** START **
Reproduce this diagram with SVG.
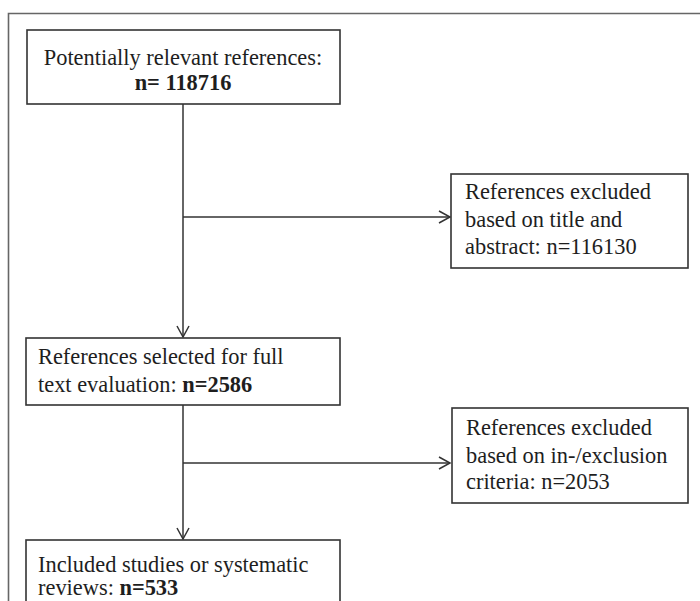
<svg xmlns="http://www.w3.org/2000/svg" width="700" height="601" viewBox="0 0 700 601">
<defs>
<style>
.box{fill:#fff;stroke:#333;stroke-width:1.6}
.t{font-family:"Liberation Serif","Times New Roman",serif;font-size:22.4px;fill:#1e1e1e}
.b{font-weight:bold}
.c{fill:none;stroke:#333;stroke-width:1.5}
</style>
<marker id="ah" markerWidth="14" markerHeight="16" refX="12" refY="7" orient="auto" markerUnits="userSpaceOnUse">
<path d="M1,1 L12,7 L1,13" fill="none" stroke="#333" stroke-width="1.5"/>
</marker>
</defs>
<rect width="700" height="601" fill="#fff"/>
<path d="M8.5,620 V13.5 H720" fill="none" stroke="#666" stroke-width="1.6"/>
<g id="connectors">
<line class="c" x1="183" y1="104" x2="183" y2="337" marker-end="url(#ah)"/>
<line class="c" x1="183" y1="217" x2="450" y2="217" marker-end="url(#ah)"/>
<line class="c" x1="183" y1="405" x2="183" y2="539" marker-end="url(#ah)"/>
<line class="c" x1="183" y1="463" x2="450" y2="463" marker-end="url(#ah)"/>
</g>
<g id="n1">
<rect class="box" x="27" y="30" width="313" height="74"/>
<text class="t" x="183" y="65" text-anchor="middle">Potentially relevant references:</text>
<text class="t b" x="183" y="90" text-anchor="middle">n= 118716</text>
</g>
<g id="n2">
<rect class="box" x="451" y="174" width="237" height="94"/>
<text class="t" x="465" y="199">References excluded</text>
<text class="t" x="465" y="227">based on title and</text>
<text class="t" x="465" y="254">abstract: n=116130</text>
</g>
<g id="n3">
<rect class="box" x="26" y="338" width="314" height="67"/>
<text class="t" x="38" y="364">References selected for full</text>
<text class="t" x="38" y="392">text evaluation: <tspan class="b">n=2586</tspan></text>
</g>
<g id="n4">
<rect class="box" x="452" y="408" width="236" height="95"/>
<text class="t" x="466" y="435">References excluded</text>
<text class="t" x="466" y="463">based on in-/exclusion</text>
<text class="t" x="466" y="489">criteria: n=2053</text>
</g>
<g id="n5">
<rect class="box" x="26" y="540" width="314" height="80"/>
<text class="t" x="38" y="572">Included studies or systematic</text>
<text class="t" x="38" y="595">reviews: <tspan class="b">n=533</tspan></text>
</g>
</svg>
** END **
What is expected: Transcribe the listing in full and omit the pictures.

Task result:
Reproduce this diagram with SVG.
<svg xmlns="http://www.w3.org/2000/svg" width="700" height="601" viewBox="0 0 700 601">
<defs>
<style>
.box{fill:#fff;stroke:#333;stroke-width:1.6}
.t{font-family:"Liberation Serif","Times New Roman",serif;font-size:22.4px;fill:#1e1e1e}
.b{font-weight:bold}
.c{fill:none;stroke:#333;stroke-width:1.5}
</style>
<marker id="ah" markerWidth="14" markerHeight="16" refX="12" refY="7" orient="auto" markerUnits="userSpaceOnUse">
<path d="M1,1 L12,7 L1,13" fill="none" stroke="#333" stroke-width="1.5"/>
</marker>
</defs>
<rect width="700" height="601" fill="#fff"/>
<path d="M8.5,620 V13.5 H720" fill="none" stroke="#666" stroke-width="1.6"/>
<g id="connectors">
<line class="c" x1="183" y1="104" x2="183" y2="337" marker-end="url(#ah)"/>
<line class="c" x1="183" y1="217" x2="450" y2="217" marker-end="url(#ah)"/>
<line class="c" x1="183" y1="405" x2="183" y2="539" marker-end="url(#ah)"/>
<line class="c" x1="183" y1="463" x2="450" y2="463" marker-end="url(#ah)"/>
</g>
<g id="n1">
<rect class="box" x="27" y="30" width="313" height="74"/>
<text class="t" x="183" y="65" text-anchor="middle">Potentially relevant references:</text>
<text class="t b" x="183" y="90" text-anchor="middle">n= 118716</text>
</g>
<g id="n2">
<rect class="box" x="451" y="174" width="237" height="94"/>
<text class="t" x="465" y="199">References excluded</text>
<text class="t" x="465" y="227">based on title and</text>
<text class="t" x="465" y="254">abstract: n=116130</text>
</g>
<g id="n3">
<rect class="box" x="26" y="338" width="314" height="67"/>
<text class="t" x="38" y="364">References selected for full</text>
<text class="t" x="38" y="392">text evaluation: <tspan class="b">n=2586</tspan></text>
</g>
<g id="n4">
<rect class="box" x="452" y="408" width="236" height="95"/>
<text class="t" x="466" y="435">References excluded</text>
<text class="t" x="466" y="463">based on in-/exclusion</text>
<text class="t" x="466" y="489">criteria: n=2053</text>
</g>
<g id="n5">
<rect class="box" x="26" y="540" width="314" height="80"/>
<text class="t" x="38" y="572">Included studies or systematic</text>
<text class="t" x="38" y="595">reviews: <tspan class="b">n=533</tspan></text>
</g>
</svg>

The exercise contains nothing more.